The effects sizes reported by a randomized controlled trial of a social program can easily be overstated. Perhaps the recipients of a program feel grateful for the help, and so overstate their outcomes in survey results (this might have happened in the Opportunity NYC results, where survey outcomes showed an increase in earnings for recipients while state administrative data showed null effects.) Perhaps the people who actually take up the offer to participate are more motivated individuals or those whose outcomes are just about to bounce back from a temporary setback (the so-called Ashenfelter Dip.) The programs or regions who participate in an evaluation might have volunteered to participate precisely because they are likely to show larger effects than others implementing the same intervention. (See Alcott and Millanaithan’s studies of the OPower energy savings evaluations.)
But it is also possible for an RCT to understate effects, or to indicate negative effects where the truth is closer to zero. The recent, much discussed study of publicly provided pre-K in Tennessee is a potential example. The study showed some positive outcomes at the end of the intervention year, followed by roughly null effects in early follow ups, followed by negative effects in later follow-ups.

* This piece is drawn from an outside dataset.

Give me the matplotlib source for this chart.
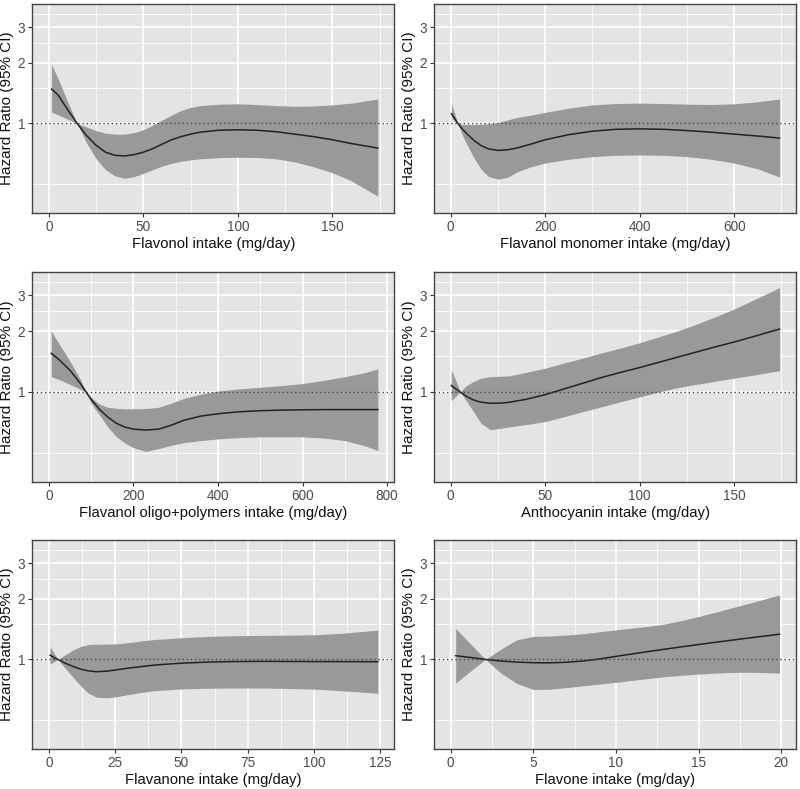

My own view is that the long-term effects of pre-K on cognitive outcomes are probably negligible, and that such outcomes will fade out pretty much monotonically once the intervention is completed. This is for the simple reason that kids grow up. They’re changing all the time, in variable and individually-directed ways. Once they leave an educational setting that individually-directed variability comes to dominate quite quickly.
But shouldn’t that individual-directed variability/unobserved heterogeneity cancel out, on average, in a randomized trial? In a perfectly executed one, perhaps, but in the case of the Tennessee Pre-K study, there were several methodological problems that suggest this was not the case. It was based on joiners, first of all (consent to the study happened after randomization). More problematically, the “negative effects” happen between the third and fourth wave of data collection, which is also when they appear to be losing lots more treatment sample members than control members.
There’s no reason to believe that a pre-K program couldn’t do harm instead of good- in fact, if we believe the Iron Law of Evaluation, we should see negative effects as often as positive. But if there are negative effects getting larger and larger over time, when the kids are no longer being exposed to the intervention- my money is on the randomization not having done its job.